begin Dataset section

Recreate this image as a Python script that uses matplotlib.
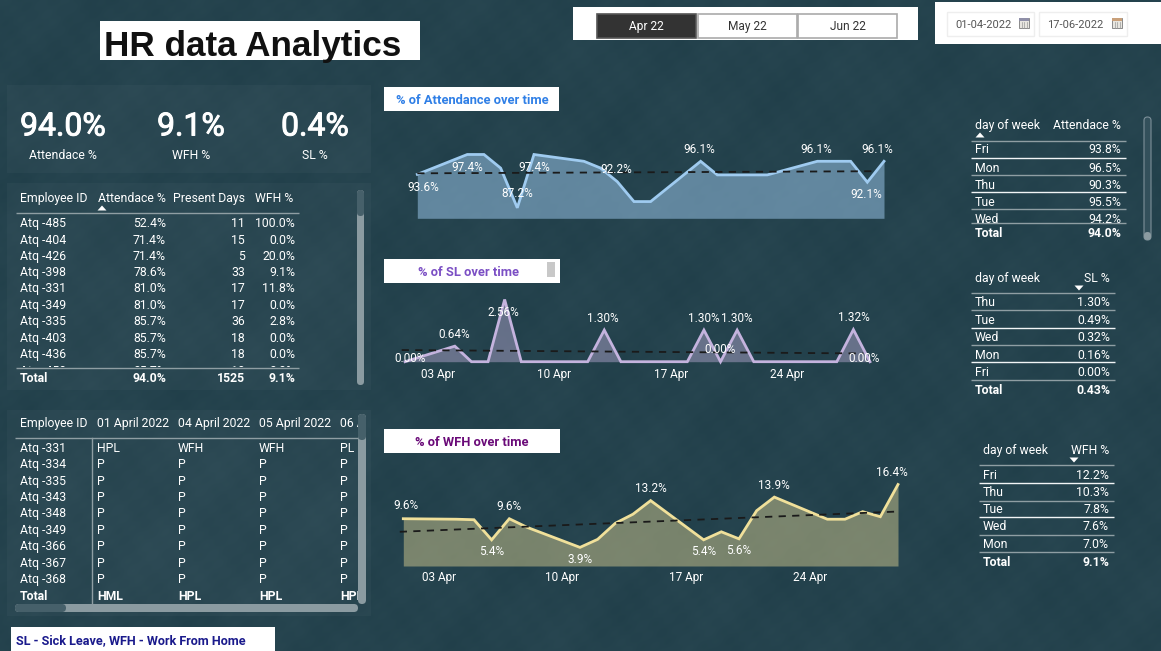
import numpy as np
import matplotlib
matplotlib.use("Agg")
import matplotlib.pyplot as plt
import matplotlib.patheffects as pe
from matplotlib.patches import Rectangle, FancyBboxPatch, Polygon

# 数据
DAYS = [1, 4, 5, 6, 7, 8, 11, 12, 13, 14, 15, 18, 19, 20, 21, 22, 25, 26, 27, 28, 29]
ATT = [93.6, 97.4, 97.4, 94.8, 87.2, 97.4, 96.1, 94.8, 92.2, 88.4, 88.4,
       96.1, 93.5, 93.5, 93.5, 93.5, 96.1, 96.1, 96.1, 92.1, 96.1]
SL = [0.00, 0.64, 0.00, 0.00, 2.56, 0.00, 0.00, 0.00, 1.30, 0.00, 0.00,
      0.00, 1.30, 0.00, 1.30, 0.00, 0.00, 0.00, 0.00, 1.32, 0.00]
WFH = [9.6, 9.5, 9.4, 5.4, 9.6, 7.9, 3.9, 5.5, 8.7, 10.5, 13.2,
       5.4, 7.0, 5.6, 11.2, 13.9, 9.5, 9.5, 11.0, 10.0, 16.4]

ATT_TREND_X, ATT_TREND_Y = [1.0, 28.4], [93.8, 94.2]
SL_TREND_X, SL_TREND_Y = [0.8, 28.6], [0.48, 0.34]
WFH_TREND_X, WFH_TREND_Y = [0.8, 28.8], [7.0, 11.0]

TICK_DAYS = [3, 10, 17, 24]
TICK_LABELS = ["03 Apr", "10 Apr", "17 Apr", "24 Apr"]

KPI_VALUES = ["94.0%", "9.1%", "0.4%"]
KPI_NAMES = ["Attendace %", "WFH %", "SL %"]

EMP_HEADER = ["Employee ID", "Attendace %", "Present Days", "WFH %"]
EMP_IDS = ["Atq -485", "Atq -404", "Atq -426", "Atq -398", "Atq -331", "Atq -349", "Atq -335", "Atq -403", "Atq -436"]
EMP_ATT = ["52.4%", "71.4%", "71.4%", "78.6%", "81.0%", "81.0%", "85.7%", "85.7%", "85.7%"]
EMP_DAYS = ["11", "15", "5", "33", "17", "17", "36", "18", "18"]
EMP_WFH = ["100.0%", "0.0%", "20.0%", "9.1%", "11.8%", "0.0%", "2.8%", "0.0%", "0.0%"]
EMP_CUT = ["Atq -458", "85.7%", "18", "0.0%"]
EMP_TOTAL = ["Total", "94.0%", "1525", "9.1%"]

ROSTER_HEADER = ["Employee ID", "01 April 2022", "04 April 2022", "05 April 2022", "06 April 2022"]
ROSTER_IDS = ["Atq -331", "Atq -334", "Atq -335", "Atq -343", "Atq -348", "Atq -349", "Atq -366", "Atq -367", "Atq -368"]
ROSTER_FIRST = ["HPL", "WFH", "WFH", "PL"]
ROSTER_TOTAL = ["Total", "HML", "HPL", "HPL", "HPL"]

WEEK_ATT_DAY = ["Fri", "Mon", "Thu", "Tue", "Wed"]
WEEK_ATT_VAL = ["93.8%", "96.5%", "90.3%", "95.5%", "94.2%"]
WEEK_SL_DAY = ["Thu", "Tue", "Wed", "Mon", "Fri"]
WEEK_SL_VAL = ["1.30%", "0.49%", "0.32%", "0.16%", "0.00%"]
WEEK_WFH_DAY = ["Fri", "Thu", "Tue", "Wed", "Mon"]
WEEK_WFH_VAL = ["12.2%", "10.3%", "7.8%", "7.6%", "7.0%"]

MONTHS = ["Apr 22", "May 22", "Jun 22"]
DATE_FROM, DATE_TO = "01-04-2022", "17-06-2022"

W, H = 1161, 651
BG = "#22414c"
WHITE = "#ffffff"
GRID = "#8f9ea3"
FS = 8.8
CHART_FS = 8.5
plt.rcParams["font.family"] = ["Roboto", "DejaVu Sans"]

fig = plt.figure(figsize=(W / 100, H / 100), dpi=100, facecolor=BG)
ax = fig.add_axes([0, 0, 1, 1])
ax.set_xlim(0, W)
ax.set_ylim(H, 0)
ax.axis("off")

# 背景的斑驳纹理，只是底色，不是数据
yy, xx = np.mgrid[0:H:2, 0:W:2]
mottle = (np.sin(xx / 23 + yy / 41) + np.sin(xx / 37 - yy / 19 + 1.3) + np.sin(xx / 11 + yy / 13 + 2.1)
          + np.sin(xx / 5 - yy / 7 + 0.4) * 0.7 + np.sin(xx / 3.1 + yy / 2.3) * 0.5)
ax.imshow(mottle, cmap="gray", extent=(0, W, H, 0), aspect="auto", alpha=0.028, zorder=0, interpolation="bilinear")
ax.set_xlim(0, W)
ax.set_ylim(H, 0)


def box(x0, y0, x1, y1, color, z=1, alpha=None, edge="none", lw=0):
    ax.add_patch(Rectangle((x0, y0), x1 - x0, y1 - y0, facecolor=color, edgecolor=edge, linewidth=lw, alpha=alpha, zorder=z))


def txt(x, y, s, size=FS, ha="left", weight="normal", color=WHITE, family=None, clip=None):
    # y 是文字中线，用基线对齐，同一行才不会上下错位
    t = ax.text(x, y + 0.5 * size, s, fontsize=size, ha=ha, va="baseline", fontweight=weight, color=color, zorder=5)
    if family:
        t.set_fontfamily(family)
    if clip:
        t.set_clip_path(Rectangle((clip[0], clip[1]), clip[2] - clip[0], clip[3] - clip[1], transform=ax.transData))
        t.set_clip_on(True)
    return t


def hline(y, x0, x1, color=GRID, lw=1.0):
    ax.plot([x0, x1], [y, y], color=color, lw=lw, zorder=4, solid_capstyle="butt")


def pill(x0, y0, x1, y1, color, z=3, edge="none"):
    r = min(x1 - x0, y1 - y0) / 2
    ax.add_patch(FancyBboxPatch((x0 + r, y0 + r), x1 - x0 - 2 * r, y1 - y0 - 2 * r, boxstyle=f"round,pad={r}",
                                facecolor=color, edgecolor=edge, linewidth=0.8, zorder=z))


def sort_mark(x, y, up):
    # 排序小三角，宽而扁
    tip = y - 2.5 if up else y + 2.5
    base = y + 2.5 if up else y - 2.5
    ax.add_patch(Polygon([(x - 4.5, base), (x + 4.5, base), (x, tip)], facecolor=WHITE, edgecolor="none", zorder=5))


def calendar(x0, y0, color):
    box(x0, y0, x0 + 10, y0 + 10, "#e8e6e0", z=3, edge="#8a8a8a", lw=0.7)
    box(x0, y0, x0 + 10, y0 + 2.5, color, z=4)
    for gx in (2.5, 5, 7.5):
        ax.plot([x0 + gx, x0 + gx], [y0 + 3.5, y0 + 9.5], color="#9a9a9a", lw=0.5, zorder=4)


# 面板背景
for rect in [(7, 85, 371, 173), (7, 183, 371, 390), (7, 410, 371, 616)]:
    box(*rect, WHITE, alpha=0.03)

# 顶部
box(100, 21, 420, 60, WHITE)
txt(104, 43, "HR data Analytics", size=25.3, weight="bold", color="#111111", family="Liberation Sans")
box(573, 7, 918, 40, WHITE)
for i, m in enumerate(MONTHS):
    x0 = 597 + i * 100.5
    box(x0, 14, x0 + 99, 38, "#333333" if i == 0 else WHITE, z=2, edge="#aaaaaa" if i else "#555555", lw=1.2)
    txt(x0 + 49.5, 26, m, ha="center", size=8.6, color=WHITE if i == 0 else "#333333")
box(935, 2, 1161, 44, WHITE)
for x0, x1, s, c in [(947, 1034, DATE_FROM, "#8f8fa8"), (1039, 1127, DATE_TO, "#c9a07a")]:
    box(x0, 12, x1, 36, WHITE, z=2, edge="#eeeeee", lw=1)
    txt(x0 + 8, 24, s, size=8.0, color="#555555")
    calendar(x1 - 15, 18, c)
box(11, 627, 275, 651, WHITE)
txt(16, 639.5, "SL - Sick Leave, WFH - Work From Home", size=9.1, weight="bold", color="#1a1a8c")

# KPI
for cx, val, name in zip([63, 191, 315], KPI_VALUES, KPI_NAMES):
    t = txt(cx, 124, val, size=23, ha="center")
    t.set_path_effects([pe.withStroke(linewidth=0.7, foreground=WHITE)])
    txt(cx, 155, name, ha="center")

# 员工表
emp_right = [None, 166, 245, 295]
txt(20, 198, EMP_HEADER[0])
txt(166, 198, EMP_HEADER[1], ha="right")
txt(245, 198, EMP_HEADER[2], ha="right")
txt(293, 198, EMP_HEADER[3], ha="right")
sort_mark(102, 208, True)
hline(213, 16, 299)
hline(368, 16, 299)
emp_y = [222.7, 239.5, 255.7, 272, 288, 304.5, 320.7, 338, 354]
for row, y in zip(zip(EMP_IDS, EMP_ATT, EMP_DAYS, EMP_WFH), emp_y):
    txt(20, y, row[0])
    for col in (1, 2, 3):
        txt(emp_right[col], y, row[col], ha="right")
cut = (0, 360, 380, 367)
txt(20, 371, EMP_CUT[0], clip=cut)
for col in (1, 2, 3):
    txt(emp_right[col], 371, EMP_CUT[col], ha="right", clip=cut)
txt(20, 378, EMP_TOTAL[0], weight="bold")
for col in (1, 2, 3):
    txt(emp_right[col], 378, EMP_TOTAL[col], ha="right", weight="bold")
pill(357, 190, 364, 385, "#8b9ba1")
pill(357, 190, 364, 216, "#46606a", z=4)

# 考勤表
ros_x = [20, 97, 178, 259, 340]
ros_y = [448, 464, 481, 497, 513, 529.5, 545.5, 562.5, 579]
for x, s in zip(ros_x, ROSTER_HEADER):
    txt(x, 422.7, s, clip=(0, 410, 358, 436))
hline(438, 15, 358)
ax.plot([92, 92], [438, 603], color=GRID, lw=1.0, zorder=4)
for i, (emp, y) in enumerate(zip(ROSTER_IDS, ros_y)):
    txt(20, y, emp)
    for col in range(1, 5):
        txt(ros_x[col], y, ROSTER_FIRST[col - 1] if i == 0 else "P", clip=(0, 430, 358, 604))
for x, s in zip(ros_x, ROSTER_TOTAL):
    txt(x, 595.5, s, weight="bold", clip=(0, 430, 358, 604))
pill(358, 414, 366, 604, "#8b9ba1")
pill(358, 414, 366, 440, "#46606a", z=4)
pill(15, 604, 358, 612, "#8b9ba1")
pill(15, 604, 66, 612, "#46606a", z=4)


# 右侧小表
def week_table(x_day, x_val, line_x1, header_y, head, sort_x, up, days, vals, total, rows_y, lines_y, line_colors):
    txt(x_day, header_y, "day of week")
    txt(x_val, header_y, head, ha="right")
    sort_mark(sort_x, header_y + 10, up)
    for y, c in zip(lines_y, line_colors):
        hline(y, x_day - 4, line_x1, color=c)
    clip = (900, header_y - 10, 1161, lines_y[-1])
    for d, v, y in zip(days, vals, rows_y):
        txt(x_day, y, d, clip=clip)
        txt(x_val, y, v, ha="right", clip=clip)
    total_y = lines_y[-1] + 9.5
    txt(x_day, total_y, "Total", weight="bold")
    txt(x_val, total_y, total, ha="right", weight="bold")


G, L = GRID, "#f2f5f6"
week_table(975, 1121, 1126, 125, "Attendace %", 980, True, WEEK_ATT_DAY, WEEK_ATT_VAL, "94.0%",
           [149, 168, 185, 202, 219], [140.5, 158, 175, 192, 209, 223], [G, L, G, L, G, G])
week_table(975, 1110, 1115, 278, "SL %", 1079, False, WEEK_SL_DAY, WEEK_SL_VAL, "0.43%",
           [302, 320, 337, 355, 372], [293, 310, 328, 344.5, 362, 380], [G, G, L, G, L, G])
week_table(983, 1109, 1114, 450, "WFH %", 1074, False, WEEK_WFH_DAY, WEEK_WFH_VAL, "9.1%",
           [475, 492, 509, 526, 544], [465, 483, 500.5, 517, 534.5, 552], [G, L, G, L, G, G])
pill(1144, 117, 1151, 240, "#33505b", edge="#7d9099")
pill(1144, 232, 1151, 240, "#8b9ba1", z=4)

# 图表标题
for (x0, y0, x1, y1), s, c, cx in [((384, 87, 559, 111), "% of Attendance over time", "#2f7fe6", 472),
                                    ((384, 259, 560, 283), "% of SL over time", "#7b4fc4", 468.5),
                                    ((384, 429, 560, 453), "% of WFH over time", "#6a0a78", 472)]:
    box(x0, y0, x1, y1, WHITE)
    txt(cx, (y0 + y1) / 2 + 0.5, s, ha="center", size=9.3, weight="bold", color=c)
box(547, 262, 555, 277, "#c8c8c8", z=3)


def area_chart(px_x0, px_x1, px_bottom, ymin, px_per_unit, values, trend_x, trend_y, line, alpha, fmt, labels, tick_pad):
    # 把像素范围换算成坐标轴位置
    c = fig.add_axes([px_x0 / W, 1 - px_bottom / H, (px_x1 - px_x0) / W, 80 / H])
    c.patch.set_alpha(0)
    c.set_xlim(DAYS[0], DAYS[-1])
    c.set_ylim(ymin, ymin + 80 / px_per_unit)
    c.fill_between(DAYS, ymin, values, color=line, alpha=alpha, lw=0)
    c.plot(DAYS, values, color=line, lw=2.0, clip_on=False, solid_joinstyle="miter")
    c.plot(trend_x, trend_y, color="#1a1a1a", lw=1.3, ls=(0, (4, 3.5)), clip_on=False)
    for s in c.spines.values():
        s.set_visible(False)
    c.set_yticks([])
    if tick_pad is not None:
        c.set_xticks(TICK_DAYS, TICK_LABELS)
        c.tick_params(axis="x", length=0, pad=tick_pad, labelsize=CHART_FS, labelcolor=WHITE)
    else:
        c.set_xticks([])
    for day, dx, dy in labels:
        v = values[DAYS.index(day)]
        c.annotate(fmt.format(v), (day, v), xytext=(dx, dy), textcoords="offset pixels",
                   ha="center", va="center", fontsize=CHART_FS, color=WHITE, annotation_clip=False)


area_chart(417.3, 884, 218.3, 85.2, 5.23, ATT, ATT_TREND_X, ATT_TREND_Y, "#9fcbf0", 0.5, "{:.1f}%",
           [(1, 6, -13), (4, 0, -13), (7, 0, 14), (8, 0, -13), (13, -1, 12), (18, -1, 12), (25, -1, 12), (28, -1, -12), (29, -7, 12)],
           None)
area_chart(405, 870, 361.7, 0.0, 24.3, SL, SL_TREND_X, SL_TREND_Y, "#c4b3de", 0.42, "{:.2f}%",
           [(1, 5, 3), (4, -1, 12), (7, -1, -13), (13, -1, 12), (19, 0, 12), (20, 0, 12), (21, 0, 12), (28, 0, 12), (29, -6, 3)],
           4.5)
area_chart(403.3, 898, 566, 0.2, 5.03, WFH, WFH_TREND_X, WFH_TREND_Y, "#f0e09a", 0.42, "{:.1f}%",
           [(1, 3, 13), (6, 0, -12), (7, 0, 12), (11, 0, -12), (15, 0, 12), (18, 0, -12), (20, 0, -12), (22, 0, 12), (29, -6, 12)],
           3.5)

fig.savefig("out.png", dpi=100, facecolor=fig.get_facecolor())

end Dataset section

### [To do]
Write out each line of the listing above, exactly, from its first line to the line holding "from matplotlib.patches import", inclusive. Skip the pictures.

### [Output]
Recreate this image as a Python script that uses matplotlib.
import numpy as np
import matplotlib
matplotlib.use("Agg")
import matplotlib.pyplot as plt
import matplotlib.patheffects as pe
from matplotlib.patches import Rectangle, FancyBboxPatch, Polygon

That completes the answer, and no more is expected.